Jackson, a Houston native, is still looking for his first interception this season, and he could get opportunity Sunday as Brown and Smith-Schuster are among the rare wide receiver tandems to record 100 catches or more in the same season.

That means Ben Roethlisberger will be targeting the Bengals’ secondary plenty, even if James Conner, who has missed three straight games with an ankle injury, returns to play as expected. Smith-Schuster leads the Steelers with 1,389 yards and six touchdowns on 106 receptions, and Brown adds 1,297 yards and 15 touchdowns on 104 catches.

None of the Bengals cornerbacks have an interception this season, making them one of just two teams in the league without a cornerback pick.

Jackson wants to be the player responsible for shutting down elite receivers, so he looks forward to that opportunity if it comes Sunday.
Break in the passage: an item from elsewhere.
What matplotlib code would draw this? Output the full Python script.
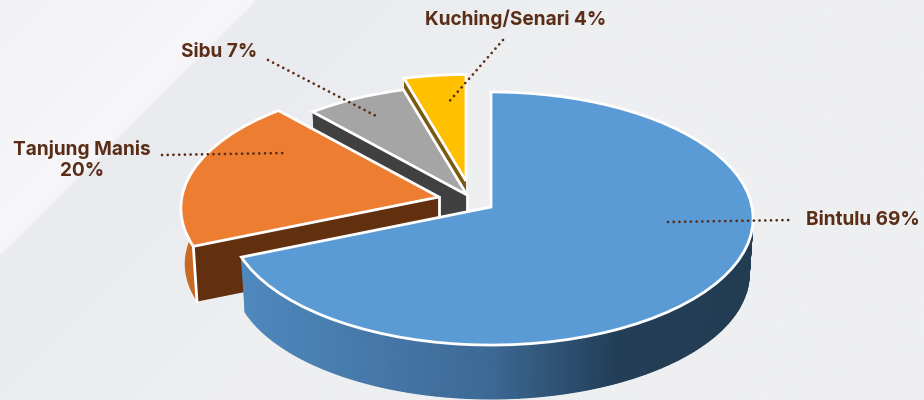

He has 38 tackles and 13 passes defensed in 15 starts.

“I really wanted to be that guy,” Jackson said. “I wanted to be one of those guys that holds the No. 1 guy and travels and has fun. When you have one job, all you have to do is lockdown one person, it’s a fun task. For the coaches to have that much respect to give you that it’s always in the back of your mind to have a great game.”